*Given exercise:*
Extract, in full, the lines below, beginning at the first and ending with the line that contains "import plotly.graph_objects as go". Pictures do not belong in the copy.

*Source excerpt:*
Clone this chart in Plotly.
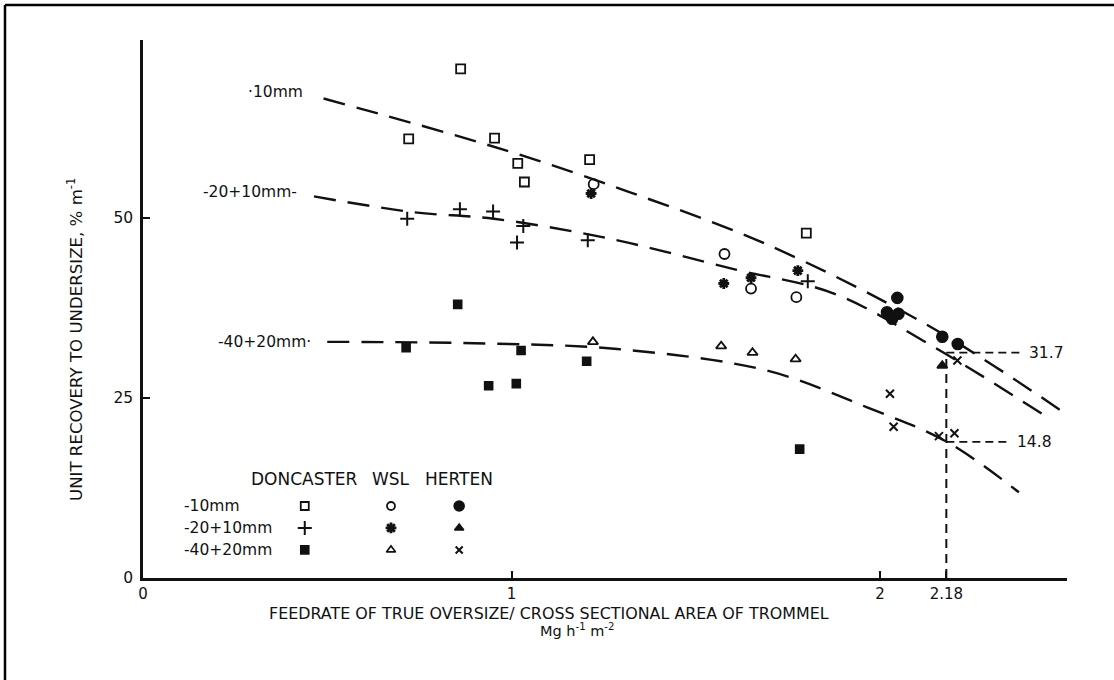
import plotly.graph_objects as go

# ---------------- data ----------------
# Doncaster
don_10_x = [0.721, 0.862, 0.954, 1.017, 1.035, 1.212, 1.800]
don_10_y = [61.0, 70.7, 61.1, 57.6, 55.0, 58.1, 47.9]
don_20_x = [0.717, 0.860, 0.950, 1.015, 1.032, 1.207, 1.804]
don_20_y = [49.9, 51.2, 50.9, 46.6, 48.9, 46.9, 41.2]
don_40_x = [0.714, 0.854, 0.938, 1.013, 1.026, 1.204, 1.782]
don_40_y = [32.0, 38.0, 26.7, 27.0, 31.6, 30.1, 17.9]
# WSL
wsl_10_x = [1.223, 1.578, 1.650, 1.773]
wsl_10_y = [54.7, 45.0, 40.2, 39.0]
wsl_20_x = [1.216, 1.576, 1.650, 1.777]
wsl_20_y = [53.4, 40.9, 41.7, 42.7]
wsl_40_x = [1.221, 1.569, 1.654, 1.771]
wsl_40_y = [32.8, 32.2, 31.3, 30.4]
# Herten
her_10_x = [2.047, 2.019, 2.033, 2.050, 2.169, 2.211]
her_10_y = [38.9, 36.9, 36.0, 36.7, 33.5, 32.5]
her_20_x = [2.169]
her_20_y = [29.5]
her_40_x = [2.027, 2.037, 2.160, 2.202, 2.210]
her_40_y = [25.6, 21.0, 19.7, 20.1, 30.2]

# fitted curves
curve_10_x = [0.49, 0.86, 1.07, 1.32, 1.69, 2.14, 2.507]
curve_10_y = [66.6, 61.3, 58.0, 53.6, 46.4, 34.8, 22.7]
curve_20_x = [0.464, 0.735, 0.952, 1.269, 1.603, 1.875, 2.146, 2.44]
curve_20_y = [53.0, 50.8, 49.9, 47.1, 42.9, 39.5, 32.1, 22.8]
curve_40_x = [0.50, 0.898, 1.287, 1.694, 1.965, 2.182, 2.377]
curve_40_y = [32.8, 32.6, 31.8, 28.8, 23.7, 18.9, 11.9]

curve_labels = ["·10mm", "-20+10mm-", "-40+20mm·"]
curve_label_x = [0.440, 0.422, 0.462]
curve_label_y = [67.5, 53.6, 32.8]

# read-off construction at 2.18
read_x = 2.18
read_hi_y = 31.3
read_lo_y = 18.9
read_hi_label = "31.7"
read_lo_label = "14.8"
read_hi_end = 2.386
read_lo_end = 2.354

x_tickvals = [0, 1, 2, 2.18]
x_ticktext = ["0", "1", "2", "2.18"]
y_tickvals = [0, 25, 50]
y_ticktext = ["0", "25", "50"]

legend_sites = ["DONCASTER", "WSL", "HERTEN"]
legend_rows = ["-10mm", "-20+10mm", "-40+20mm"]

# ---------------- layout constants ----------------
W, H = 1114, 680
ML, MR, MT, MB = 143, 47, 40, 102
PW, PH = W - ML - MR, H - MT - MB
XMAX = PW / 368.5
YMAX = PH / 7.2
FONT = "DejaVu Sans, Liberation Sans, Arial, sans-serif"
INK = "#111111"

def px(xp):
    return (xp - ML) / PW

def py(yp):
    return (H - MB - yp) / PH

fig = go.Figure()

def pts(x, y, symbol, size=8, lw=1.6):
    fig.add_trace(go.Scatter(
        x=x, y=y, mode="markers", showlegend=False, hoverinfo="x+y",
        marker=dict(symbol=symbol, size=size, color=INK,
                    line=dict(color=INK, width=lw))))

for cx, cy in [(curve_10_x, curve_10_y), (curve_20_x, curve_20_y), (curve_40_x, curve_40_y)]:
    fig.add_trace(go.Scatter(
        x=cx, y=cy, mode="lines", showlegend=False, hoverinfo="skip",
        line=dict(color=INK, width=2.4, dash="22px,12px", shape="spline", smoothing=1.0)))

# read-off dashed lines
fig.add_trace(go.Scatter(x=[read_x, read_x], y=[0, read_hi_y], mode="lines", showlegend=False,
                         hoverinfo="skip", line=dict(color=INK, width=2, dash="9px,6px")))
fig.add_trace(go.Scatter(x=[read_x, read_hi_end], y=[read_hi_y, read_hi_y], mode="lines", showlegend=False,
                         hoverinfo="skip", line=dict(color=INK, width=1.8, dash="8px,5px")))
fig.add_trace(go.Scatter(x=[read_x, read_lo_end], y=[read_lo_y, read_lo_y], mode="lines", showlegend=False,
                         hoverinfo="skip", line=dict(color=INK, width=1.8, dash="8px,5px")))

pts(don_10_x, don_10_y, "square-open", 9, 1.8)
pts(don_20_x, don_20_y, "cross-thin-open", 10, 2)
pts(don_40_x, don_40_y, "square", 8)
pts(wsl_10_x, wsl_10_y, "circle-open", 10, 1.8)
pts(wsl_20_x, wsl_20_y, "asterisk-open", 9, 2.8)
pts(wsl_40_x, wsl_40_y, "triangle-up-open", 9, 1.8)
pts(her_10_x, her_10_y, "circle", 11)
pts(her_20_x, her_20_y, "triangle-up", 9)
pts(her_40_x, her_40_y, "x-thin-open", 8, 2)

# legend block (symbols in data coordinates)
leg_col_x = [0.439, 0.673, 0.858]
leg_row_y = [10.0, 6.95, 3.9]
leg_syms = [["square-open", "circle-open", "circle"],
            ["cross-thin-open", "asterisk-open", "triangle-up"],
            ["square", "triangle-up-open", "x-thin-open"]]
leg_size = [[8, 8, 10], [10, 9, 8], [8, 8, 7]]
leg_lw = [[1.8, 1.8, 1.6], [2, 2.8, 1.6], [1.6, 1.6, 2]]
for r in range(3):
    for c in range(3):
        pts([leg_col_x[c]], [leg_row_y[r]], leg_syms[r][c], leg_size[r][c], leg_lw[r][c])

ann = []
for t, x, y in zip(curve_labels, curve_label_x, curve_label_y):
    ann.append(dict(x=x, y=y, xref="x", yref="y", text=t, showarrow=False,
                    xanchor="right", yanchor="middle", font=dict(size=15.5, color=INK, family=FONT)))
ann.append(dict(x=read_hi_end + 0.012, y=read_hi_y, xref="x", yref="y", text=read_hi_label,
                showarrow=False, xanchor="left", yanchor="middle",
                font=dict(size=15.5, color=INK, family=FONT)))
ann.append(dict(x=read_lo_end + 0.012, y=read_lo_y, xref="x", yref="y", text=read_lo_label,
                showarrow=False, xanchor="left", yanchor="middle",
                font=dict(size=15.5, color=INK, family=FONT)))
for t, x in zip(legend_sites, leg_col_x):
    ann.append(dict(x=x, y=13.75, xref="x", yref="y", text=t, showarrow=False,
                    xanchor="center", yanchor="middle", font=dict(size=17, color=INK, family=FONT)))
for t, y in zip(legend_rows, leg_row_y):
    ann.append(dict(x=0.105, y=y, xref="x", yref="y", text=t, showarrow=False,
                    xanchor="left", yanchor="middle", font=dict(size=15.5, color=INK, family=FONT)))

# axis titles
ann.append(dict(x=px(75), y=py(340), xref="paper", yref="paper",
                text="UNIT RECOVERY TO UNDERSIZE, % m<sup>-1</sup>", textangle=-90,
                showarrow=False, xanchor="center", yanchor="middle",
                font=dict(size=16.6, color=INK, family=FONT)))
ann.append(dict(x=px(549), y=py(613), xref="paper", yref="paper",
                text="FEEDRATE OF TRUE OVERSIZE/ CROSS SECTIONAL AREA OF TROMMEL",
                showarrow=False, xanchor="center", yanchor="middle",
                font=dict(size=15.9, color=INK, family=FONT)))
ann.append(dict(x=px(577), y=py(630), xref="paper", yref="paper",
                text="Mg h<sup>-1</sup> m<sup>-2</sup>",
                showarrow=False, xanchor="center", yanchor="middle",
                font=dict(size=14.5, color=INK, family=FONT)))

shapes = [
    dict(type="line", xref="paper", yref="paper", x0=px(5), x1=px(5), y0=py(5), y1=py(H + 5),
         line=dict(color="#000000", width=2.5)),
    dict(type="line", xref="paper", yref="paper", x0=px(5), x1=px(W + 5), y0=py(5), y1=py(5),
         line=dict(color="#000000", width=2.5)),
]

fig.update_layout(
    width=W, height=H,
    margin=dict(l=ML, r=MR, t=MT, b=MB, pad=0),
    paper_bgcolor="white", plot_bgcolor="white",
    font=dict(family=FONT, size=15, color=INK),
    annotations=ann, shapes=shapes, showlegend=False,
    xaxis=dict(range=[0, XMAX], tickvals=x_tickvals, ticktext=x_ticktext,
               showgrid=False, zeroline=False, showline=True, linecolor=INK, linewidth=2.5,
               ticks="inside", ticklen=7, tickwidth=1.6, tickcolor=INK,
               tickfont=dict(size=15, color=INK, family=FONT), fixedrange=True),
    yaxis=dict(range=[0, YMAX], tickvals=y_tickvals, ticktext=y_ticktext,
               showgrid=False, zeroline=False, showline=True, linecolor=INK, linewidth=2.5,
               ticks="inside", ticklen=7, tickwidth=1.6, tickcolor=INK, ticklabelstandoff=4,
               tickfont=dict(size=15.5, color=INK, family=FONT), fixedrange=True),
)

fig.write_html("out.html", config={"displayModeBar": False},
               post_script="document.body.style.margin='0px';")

*Result:*
Clone this chart in Plotly.
import plotly.graph_objects as go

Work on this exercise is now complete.